Wednesday, March 4, 2009

Krugman versus Mankiw (Vegas "Whales Table" Edition)

Harvard economist Greg Mankiw has challenged the Obama Administration's forecast that real GDP in 2013 will be 15.6 percent above real GDP in 2008.

NYT columnist, and winner of the Nobel Prize in economics, Paul Krugman, in a recent blog post, challenges Mankiw's use of unit root in his argument and further challenges Mankiw's overall attack on the Administration's forecast. The post is titled, Roots of evil (Wonkish).

Mankiw has obviously taken offense to Krugman's use of the headline Roots of evil,and writes:

Paul Krugman suggests that my skepticism about the administration's growth forecast over the next few years is somehow "evil."
Then Mankiw, who probably makes enough in royalties as best selling text book author to handle the next AIG bailout round all by himself, pulls out his wallet, and puts this challenge to Krugman:

Well, Paul, if you are so confident in this forecast, would you like to place a wager on it and take advantage of my wickedness?

Team Obama says that real GDP in 2013 will be 15.6 percent above real GDP in 2008. (That number comes from compounding their predicted growth rates for these five years.) So, Paul, are you willing to wager that the economy will meet or exceed this benchmark?

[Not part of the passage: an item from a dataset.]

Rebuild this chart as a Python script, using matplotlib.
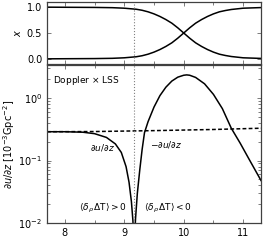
import numpy as np
import matplotlib
matplotlib.use('Agg')
import matplotlib.pyplot as plt
from matplotlib.ticker import MultipleLocator, LogLocator, NullFormatter

# top panel: fractions
m_top = [7.7, 8.0, 8.5, 8.8, 9.0, 9.1, 9.2, 9.3, 9.4, 9.5, 9.6, 9.7, 9.8, 9.9, 10.0, 10.1, 10.2,
         10.3, 10.4, 10.5, 10.6, 10.7, 10.8, 11.0, 11.3]
x_fall = [1.0, 0.998, 0.995, 0.99, 0.98, 0.97, 0.96, 0.94, 0.91, 0.87, 0.82, 0.76, 0.69, 0.60, 0.5,
          0.40, 0.31, 0.24, 0.18, 0.13, 0.09, 0.065, 0.045, 0.02, 0.008]
x_rise = [0.0, 0.002, 0.005, 0.01, 0.02, 0.03, 0.04, 0.06, 0.09, 0.13, 0.18, 0.24, 0.31, 0.40, 0.5,
          0.60, 0.69, 0.76, 0.82, 0.87, 0.91, 0.935, 0.955, 0.98, 0.992]

# bottom panel: du/dz, left branch (positive) and right branch (negative)
m_left = [7.7, 8.0, 8.3, 8.5, 8.7, 8.85, 8.95, 9.03, 9.08, 9.12, 9.145, 9.16]
du_left = [0.29, 0.29, 0.285, 0.27, 0.235, 0.185, 0.135, 0.08, 0.045, 0.022, 0.011, 0.005]
m_right = [9.17, 9.19, 9.22, 9.26, 9.3, 9.34, 9.4, 9.5, 9.6, 9.7, 9.8, 9.9, 10.0, 10.05, 10.1,
           10.2, 10.35, 10.5, 10.65, 10.8, 10.95, 11.1, 11.3]
du_right = [0.005, 0.012, 0.03, 0.07, 0.15, 0.28, 0.42, 0.72, 1.1, 1.5, 1.88, 2.17, 2.33, 2.36, 2.33,
            2.15, 1.7, 1.15, 0.68, 0.33, 0.19, 0.105, 0.048]
m_lss = [7.7, 8.5, 9.5, 10.5, 11.3]
du_lss = [0.29, 0.292, 0.302, 0.315, 0.33]

m_split = 9.16

plt.rcParams['font.size'] = 7
plt.rcParams['xtick.direction'] = 'in'
plt.rcParams['ytick.direction'] = 'in'

fig = plt.figure(figsize=(2.64, 2.41), dpi=100)
W, H = 264.0, 241.0
ax1 = fig.add_axes([47 / W, 1 - 64 / H, 214 / W, 62 / H])
ax2 = fig.add_axes([47 / W, 1 - 223 / H, 214 / W, 158 / H])

ax1.plot(m_top, x_fall, color='k', lw=1.1)
ax1.plot(m_top, x_rise, color='k', lw=1.1)
ax1.axvline(m_split, color='0.5', ls=':', lw=0.8)
ax1.set_xlim(7.7, 11.3)
ax1.set_ylim(-0.1, 1.1)
ax1.set_yticks([0.0, 0.5, 1.0])
ax1.set_xticklabels([])
ax1.set_ylabel(r'$x$', labelpad=3)

ax2.plot(m_left, du_left, color='k', lw=1.1)
ax2.plot(m_right, du_right, color='k', lw=1.1)
ax2.plot(m_lss, du_lss, color='k', lw=1.1, ls=(0, (2.5, 1.5)))
ax2.axvline(m_split, color='0.5', ls=':', lw=0.8)
ax2.set_yscale('log')
ax2.set_xlim(7.7, 11.3)
ax2.set_ylim(1e-2, 3.4)
ax2.set_xticks([8, 9, 10, 11])
ax2.set_ylabel(r'$\partial u/\partial z$ [$10^{-3}$Gpc$^{-2}$]', labelpad=1)
ax2.yaxis.set_minor_locator(LogLocator(base=10, subs=np.arange(2, 10)))
ax2.yaxis.set_minor_formatter(NullFormatter())

for ax in (ax1, ax2):
    ax.xaxis.set_minor_locator(MultipleLocator(0.5))
    ax.tick_params(which='both', top=True, right=True, length=3, width=0.6, color='0.4')
    ax.tick_params(which='minor', length=2)
    for s in ax.spines.values():
        s.set_color('0.25')
        s.set_linewidth(0.9)

ax2.text(0.03, 0.905, r'Doppler $\times$ LSS', transform=ax2.transAxes, ha='left', va='center', fontsize=6.5)
ax2.text(0.257, 0.48, r'$\partial u/\partial z$', transform=ax2.transAxes, ha='center', va='center', fontsize=6.5)
ax2.text(0.556, 0.494, r'$-\partial u/\partial z$', transform=ax2.transAxes, ha='center', va='center', fontsize=6.5)
ax2.text(0.262, 0.095, r'$\langle\delta_\rho\,\Delta\mathrm{T}\rangle>$0', transform=ax2.transAxes,
         ha='center', va='center', fontsize=6.5)
ax2.text(0.565, 0.095, r'$\langle\delta_\rho\,\Delta\mathrm{T}\rangle<$0', transform=ax2.transAxes,
         ha='center', va='center', fontsize=6.5)

fig.savefig('out.png', dpi=100)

I am not much of a gambler, but that is a bet I would be happy to take the other side of (even as I hope to lose, for the sake of the economy).
I hasten to add that the title of Mankiw's post is, Wanna bet some of that Nobel money?

Actually, this is just a slightly different version of the Murphy-Wenzel wager--We haven't won our Nobel Prizes, yet (The Committee is obviously taking care of the old guys first)--so we are keeping the wager a bit more manageable until we get the calls.

But, since Krugman has gotten the call, my advice to him is go "all in" versus Mankiw. He should lay down the roughly $1,098,000 of  Nobel award money, and bet. Obviously, he doesn't believe in Austrian Business Cycle Theory (ABCT), but I find myself on the same side of the debate as Krugman versus Murphy and Mankiw. ABCT will put him over the top, given the astounding money printing that Fed chairman Bernanke is orchestrating, IF it continues. We have nothing to fear, Paul, as long as Bernanke keeps up the printing. I say, "let it ride."


  1. Let me get this straight: Massive Fed printing in 2008-2009 will yield higher REAL (that means "inflation-adjusted," and not the Wenzel's-idiosyncratic-definition-of-"real") GDP in five freaking years!?!?!

    I am really wondering what you think the downside to money printing is. You think it will reduce unemployment in the short run, you think it will boost the output of goods and services over the next five years... Does the hassle of changing price tags really trump all those advantages that you concede it has?

    If you want to make an additional bet I would be more than happy to. I am far far more confident that Team Obama's forecast for CPI-adjusted GDP growth over the next five years is way too high, than I am about the 2009 forecast I made with you.

  2. LOL.

    I'm pulling Krugman's leg a little bit here, and egging him on. Giving him some grief that ABCT is in his corner.

    In actuality,I have no idea what's going to happen five years out. It will depend on what Bernanke does over the next five years!

    At five years out, we could very well have such strong price inflation that there will be riots in the streets, where there won't even be anyone around to go out and collect price and GDP data.

    That said, you have to know that the gvt will monkey with the deflator so that real GDP will be way overstated. Thus, I don't think that Krugman's bet would be a necessary loser--even if the economy is a wreck.

    Further, don't forget, I continue to state that any "recovery" is going to be a distorted recovery because of the Fed printing.

    The GDP numbers will be phony and the employment gains will come from non-productive gvt work.

    No way to really know now, but I don't think you can rule Krugman a loser right now. The GDP gains will be phony, but they could show phony growth.

    But, officially, given the way the Fed has been changing direction, I will only stick my neck out for no more than 12 month forecasts.